» WHAT YOU HAVE TO DO: Within the records below, reproduce without change the lines from the line that has "Output the LaTeX" through the line that has "minimum width=453pt] (erkennt)", and only those.

» Charts and diagrams as code:

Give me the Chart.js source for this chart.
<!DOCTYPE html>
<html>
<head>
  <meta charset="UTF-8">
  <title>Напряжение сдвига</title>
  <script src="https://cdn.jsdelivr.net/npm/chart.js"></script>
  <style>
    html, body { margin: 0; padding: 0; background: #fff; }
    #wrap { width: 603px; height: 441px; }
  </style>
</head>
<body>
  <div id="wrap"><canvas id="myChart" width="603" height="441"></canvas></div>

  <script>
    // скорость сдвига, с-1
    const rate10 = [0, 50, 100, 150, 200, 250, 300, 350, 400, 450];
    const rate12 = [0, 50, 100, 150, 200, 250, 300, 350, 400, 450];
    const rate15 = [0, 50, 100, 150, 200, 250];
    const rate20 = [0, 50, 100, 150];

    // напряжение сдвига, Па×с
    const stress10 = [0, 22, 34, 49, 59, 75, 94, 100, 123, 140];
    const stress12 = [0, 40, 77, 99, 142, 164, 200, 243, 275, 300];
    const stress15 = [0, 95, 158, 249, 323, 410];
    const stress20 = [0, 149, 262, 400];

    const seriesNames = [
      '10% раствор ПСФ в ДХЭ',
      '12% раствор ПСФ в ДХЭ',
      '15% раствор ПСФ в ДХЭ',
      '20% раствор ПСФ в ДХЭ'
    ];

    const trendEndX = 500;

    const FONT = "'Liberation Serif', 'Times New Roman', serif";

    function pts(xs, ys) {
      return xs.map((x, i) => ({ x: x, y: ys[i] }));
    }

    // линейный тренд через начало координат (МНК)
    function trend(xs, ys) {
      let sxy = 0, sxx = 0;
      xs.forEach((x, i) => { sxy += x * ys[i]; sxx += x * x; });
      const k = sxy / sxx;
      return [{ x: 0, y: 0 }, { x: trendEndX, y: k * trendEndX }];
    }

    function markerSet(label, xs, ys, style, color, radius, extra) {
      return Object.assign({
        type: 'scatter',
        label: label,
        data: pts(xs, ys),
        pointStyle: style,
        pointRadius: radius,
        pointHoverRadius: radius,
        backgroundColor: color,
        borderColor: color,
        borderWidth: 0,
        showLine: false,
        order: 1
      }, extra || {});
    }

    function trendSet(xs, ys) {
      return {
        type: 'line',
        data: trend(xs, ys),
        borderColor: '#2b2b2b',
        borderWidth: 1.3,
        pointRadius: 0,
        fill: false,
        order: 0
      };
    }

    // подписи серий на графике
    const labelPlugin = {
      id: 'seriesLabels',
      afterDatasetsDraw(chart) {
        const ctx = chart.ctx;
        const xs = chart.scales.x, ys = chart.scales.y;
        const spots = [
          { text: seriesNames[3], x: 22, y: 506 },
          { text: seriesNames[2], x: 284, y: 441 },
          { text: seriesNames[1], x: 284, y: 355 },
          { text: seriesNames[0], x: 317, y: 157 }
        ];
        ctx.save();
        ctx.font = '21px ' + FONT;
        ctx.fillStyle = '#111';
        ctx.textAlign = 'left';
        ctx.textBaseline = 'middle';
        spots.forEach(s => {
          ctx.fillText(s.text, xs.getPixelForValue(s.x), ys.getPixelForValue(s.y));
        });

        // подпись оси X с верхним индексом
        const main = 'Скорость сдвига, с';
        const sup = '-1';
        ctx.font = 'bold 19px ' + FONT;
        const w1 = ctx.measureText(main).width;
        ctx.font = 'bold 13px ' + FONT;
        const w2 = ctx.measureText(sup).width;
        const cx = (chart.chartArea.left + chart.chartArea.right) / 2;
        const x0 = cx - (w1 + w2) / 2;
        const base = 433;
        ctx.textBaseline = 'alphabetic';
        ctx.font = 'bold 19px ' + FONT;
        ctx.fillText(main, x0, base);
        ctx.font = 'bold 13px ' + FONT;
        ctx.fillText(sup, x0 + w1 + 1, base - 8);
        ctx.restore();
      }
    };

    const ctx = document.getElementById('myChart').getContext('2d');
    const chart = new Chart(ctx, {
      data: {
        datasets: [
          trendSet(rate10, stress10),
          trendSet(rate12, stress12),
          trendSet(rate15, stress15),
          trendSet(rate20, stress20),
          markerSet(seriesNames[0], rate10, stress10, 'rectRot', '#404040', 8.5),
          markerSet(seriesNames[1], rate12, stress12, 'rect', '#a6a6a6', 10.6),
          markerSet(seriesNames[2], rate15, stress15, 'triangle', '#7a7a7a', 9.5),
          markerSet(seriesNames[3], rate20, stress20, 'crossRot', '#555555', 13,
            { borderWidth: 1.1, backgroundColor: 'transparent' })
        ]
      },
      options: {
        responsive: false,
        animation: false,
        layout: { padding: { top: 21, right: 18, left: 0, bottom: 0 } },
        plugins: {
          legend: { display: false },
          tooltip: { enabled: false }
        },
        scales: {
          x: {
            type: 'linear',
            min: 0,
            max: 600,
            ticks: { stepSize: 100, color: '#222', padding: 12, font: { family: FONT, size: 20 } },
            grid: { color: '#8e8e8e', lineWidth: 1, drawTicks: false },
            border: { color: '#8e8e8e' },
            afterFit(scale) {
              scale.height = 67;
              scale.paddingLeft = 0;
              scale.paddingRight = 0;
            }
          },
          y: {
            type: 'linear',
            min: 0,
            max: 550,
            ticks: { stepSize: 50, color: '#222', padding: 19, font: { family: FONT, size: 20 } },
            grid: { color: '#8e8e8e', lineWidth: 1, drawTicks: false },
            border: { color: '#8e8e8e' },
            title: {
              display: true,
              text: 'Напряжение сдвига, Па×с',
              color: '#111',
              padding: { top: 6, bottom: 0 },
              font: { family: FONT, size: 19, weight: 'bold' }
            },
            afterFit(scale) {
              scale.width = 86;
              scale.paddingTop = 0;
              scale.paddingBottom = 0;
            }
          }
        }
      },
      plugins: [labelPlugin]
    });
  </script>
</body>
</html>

---

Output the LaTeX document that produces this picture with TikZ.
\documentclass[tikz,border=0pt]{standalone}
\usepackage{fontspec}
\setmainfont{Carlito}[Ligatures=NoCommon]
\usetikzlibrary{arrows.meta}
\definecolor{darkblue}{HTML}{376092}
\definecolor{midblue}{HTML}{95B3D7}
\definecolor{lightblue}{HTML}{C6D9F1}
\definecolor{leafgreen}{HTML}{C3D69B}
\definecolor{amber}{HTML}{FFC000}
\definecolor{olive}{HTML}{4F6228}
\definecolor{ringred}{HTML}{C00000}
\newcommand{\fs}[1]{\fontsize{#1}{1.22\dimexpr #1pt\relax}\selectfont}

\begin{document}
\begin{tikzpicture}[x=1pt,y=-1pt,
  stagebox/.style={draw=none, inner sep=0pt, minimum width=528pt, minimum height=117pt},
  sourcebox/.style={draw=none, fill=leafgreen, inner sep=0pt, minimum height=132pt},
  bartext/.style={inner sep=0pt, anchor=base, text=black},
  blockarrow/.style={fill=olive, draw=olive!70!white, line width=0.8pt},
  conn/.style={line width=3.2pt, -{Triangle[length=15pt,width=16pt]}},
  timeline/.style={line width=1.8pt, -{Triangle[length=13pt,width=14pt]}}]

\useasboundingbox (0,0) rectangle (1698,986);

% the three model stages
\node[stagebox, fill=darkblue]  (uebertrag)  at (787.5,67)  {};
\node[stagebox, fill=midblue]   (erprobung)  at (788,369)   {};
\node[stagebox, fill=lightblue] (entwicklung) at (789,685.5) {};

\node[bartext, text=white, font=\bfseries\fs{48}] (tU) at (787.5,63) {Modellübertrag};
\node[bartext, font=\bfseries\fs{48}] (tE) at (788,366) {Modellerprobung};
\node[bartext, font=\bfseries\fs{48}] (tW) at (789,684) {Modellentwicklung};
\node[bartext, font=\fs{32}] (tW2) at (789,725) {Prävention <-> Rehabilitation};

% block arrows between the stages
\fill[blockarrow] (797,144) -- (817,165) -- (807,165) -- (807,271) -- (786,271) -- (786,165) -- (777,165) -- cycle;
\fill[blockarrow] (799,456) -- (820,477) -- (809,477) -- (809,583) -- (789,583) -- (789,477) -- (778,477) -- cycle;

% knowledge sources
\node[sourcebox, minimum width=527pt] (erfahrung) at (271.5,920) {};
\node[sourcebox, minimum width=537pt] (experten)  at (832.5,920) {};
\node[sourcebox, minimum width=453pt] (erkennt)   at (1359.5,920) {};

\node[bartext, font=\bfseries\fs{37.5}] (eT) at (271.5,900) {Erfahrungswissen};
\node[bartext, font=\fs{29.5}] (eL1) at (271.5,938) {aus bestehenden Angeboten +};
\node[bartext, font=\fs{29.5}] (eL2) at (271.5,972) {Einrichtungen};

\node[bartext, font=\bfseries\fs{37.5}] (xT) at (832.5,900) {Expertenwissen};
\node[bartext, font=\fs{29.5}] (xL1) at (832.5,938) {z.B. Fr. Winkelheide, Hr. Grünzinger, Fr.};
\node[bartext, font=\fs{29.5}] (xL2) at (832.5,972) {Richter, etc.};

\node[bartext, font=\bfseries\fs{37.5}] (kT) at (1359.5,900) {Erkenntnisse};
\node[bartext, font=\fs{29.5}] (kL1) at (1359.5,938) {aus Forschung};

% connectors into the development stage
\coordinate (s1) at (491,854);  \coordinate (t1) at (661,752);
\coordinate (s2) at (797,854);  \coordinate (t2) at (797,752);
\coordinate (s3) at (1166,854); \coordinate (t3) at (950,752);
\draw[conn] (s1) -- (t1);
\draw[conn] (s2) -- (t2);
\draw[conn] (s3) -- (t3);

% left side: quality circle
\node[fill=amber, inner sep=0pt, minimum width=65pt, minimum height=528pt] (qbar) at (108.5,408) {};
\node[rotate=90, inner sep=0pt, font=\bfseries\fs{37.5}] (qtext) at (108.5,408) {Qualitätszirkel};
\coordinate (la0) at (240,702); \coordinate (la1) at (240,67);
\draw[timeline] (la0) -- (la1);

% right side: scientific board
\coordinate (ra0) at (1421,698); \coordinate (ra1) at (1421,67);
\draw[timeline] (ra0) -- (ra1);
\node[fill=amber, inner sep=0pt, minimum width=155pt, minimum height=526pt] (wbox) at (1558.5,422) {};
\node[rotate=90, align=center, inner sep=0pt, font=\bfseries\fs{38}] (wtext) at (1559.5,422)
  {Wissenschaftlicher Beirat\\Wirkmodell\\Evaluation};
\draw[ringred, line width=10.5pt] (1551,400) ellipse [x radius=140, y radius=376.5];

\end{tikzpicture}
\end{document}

» RESULT FOR THIS EXERCISE:
Output the LaTeX document that produces this picture with TikZ.
\documentclass[tikz,border=0pt]{standalone}
\usepackage{fontspec}
\setmainfont{Carlito}[Ligatures=NoCommon]
\usetikzlibrary{arrows.meta}
\definecolor{darkblue}{HTML}{376092}
\definecolor{midblue}{HTML}{95B3D7}
\definecolor{lightblue}{HTML}{C6D9F1}
\definecolor{leafgreen}{HTML}{C3D69B}
\definecolor{amber}{HTML}{FFC000}
\definecolor{olive}{HTML}{4F6228}
\definecolor{ringred}{HTML}{C00000}
\newcommand{\fs}[1]{\fontsize{#1}{1.22\dimexpr #1pt\relax}\selectfont}

\begin{document}
\begin{tikzpicture}[x=1pt,y=-1pt,
  stagebox/.style={draw=none, inner sep=0pt, minimum width=528pt, minimum height=117pt},
  sourcebox/.style={draw=none, fill=leafgreen, inner sep=0pt, minimum height=132pt},
  bartext/.style={inner sep=0pt, anchor=base, text=black},
  blockarrow/.style={fill=olive, draw=olive!70!white, line width=0.8pt},
  conn/.style={line width=3.2pt, -{Triangle[length=15pt,width=16pt]}},
  timeline/.style={line width=1.8pt, -{Triangle[length=13pt,width=14pt]}}]

\useasboundingbox (0,0) rectangle (1698,986);

% the three model stages
\node[stagebox, fill=darkblue]  (uebertrag)  at (787.5,67)  {};
\node[stagebox, fill=midblue]   (erprobung)  at (788,369)   {};
\node[stagebox, fill=lightblue] (entwicklung) at (789,685.5) {};

\node[bartext, text=white, font=\bfseries\fs{48}] (tU) at (787.5,63) {Modellübertrag};
\node[bartext, font=\bfseries\fs{48}] (tE) at (788,366) {Modellerprobung};
\node[bartext, font=\bfseries\fs{48}] (tW) at (789,684) {Modellentwicklung};
\node[bartext, font=\fs{32}] (tW2) at (789,725) {Prävention <-> Rehabilitation};

% block arrows between the stages
\fill[blockarrow] (797,144) -- (817,165) -- (807,165) -- (807,271) -- (786,271) -- (786,165) -- (777,165) -- cycle;
\fill[blockarrow] (799,456) -- (820,477) -- (809,477) -- (809,583) -- (789,583) -- (789,477) -- (778,477) -- cycle;

% knowledge sources
\node[sourcebox, minimum width=527pt] (erfahrung) at (271.5,920) {};
\node[sourcebox, minimum width=537pt] (experten)  at (832.5,920) {};
\node[sourcebox, minimum width=453pt] (erkennt)   at (1359.5,920) {};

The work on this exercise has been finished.